KRU Studios
- Type: Private Limited Company
- Founded: Kuala Lumpur, Malaysia (1992)
- Headquarters: Bukit Jalil, Kuala Lumpur, Malaysia
- Key people: Dato' Norman Abdul Halim, Chief Executive Officer Yusry Abdul Halim, Chief Creative Officer Edry Abdul Halim, Creative Director Datin Dr Shireen M Hashim, Group COO & Group CFO Zarina Abdul Rahman, VP – Operations
- Website: www.krustudios.com

= KRU Studios =

Malaysian media company

KRU Studios is a Malaysian media and entertainment company. Founded in 1992, KRU Studios has since diversified and now provides a range of services related to the media and entertainment industry, specialising in both production and distribution capabilities.

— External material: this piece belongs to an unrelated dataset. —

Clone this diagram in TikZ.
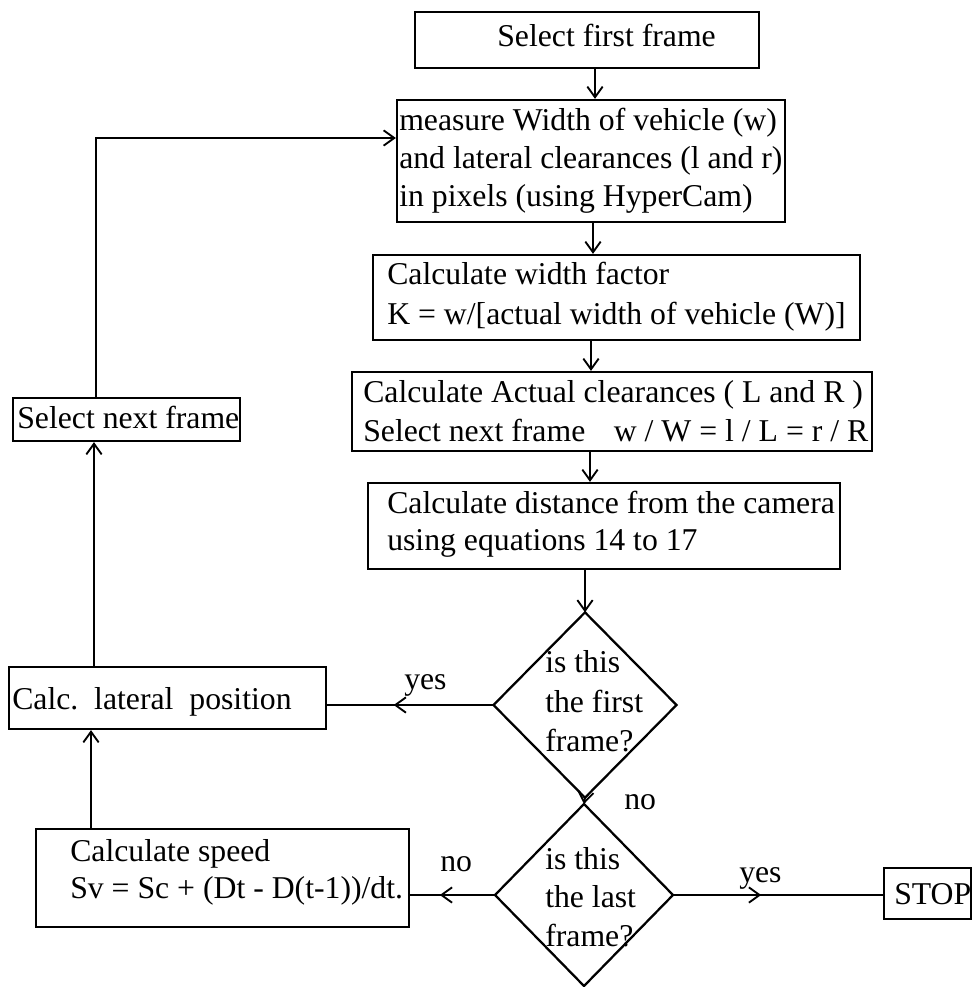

With offices and representatives in Malaysia, Indonesia, Singapore and the United States, KRU Studios' new 15 acre production and post production facilities, which also includes backlots, was opened in July 2010.

==Products and services==

===Films===
KRU Studios has produced a number of Malay language feature films such as Cicak-Man, Duyung, Cicakman 2 – Planet Hitam, Jin Notti, My Spy, Magika, and Karak. In June 2008, the company funded and co-produced an English language Hollywood film, Deadline featuring Brittany Murphy for global distribution.

In March 2011, KRU Studios released its action adventure feature film Hikayat Merong Mahawangsa. The film, internationally known as The Malay Chronicles: Bloodlines, was licensed to more than 70 countries, making it the most widely sold Malaysian film globally.

In 2014, the company embarked on a project of restoring the 1981 film Bukit Kepong, a dramatization of the Bukit Kepong incident directed by and starring Jins Shamsuddin.

In 2018, the company themselves had made a Malaysian Cars mockbuster movie called Wheely: Fast & Hilarious.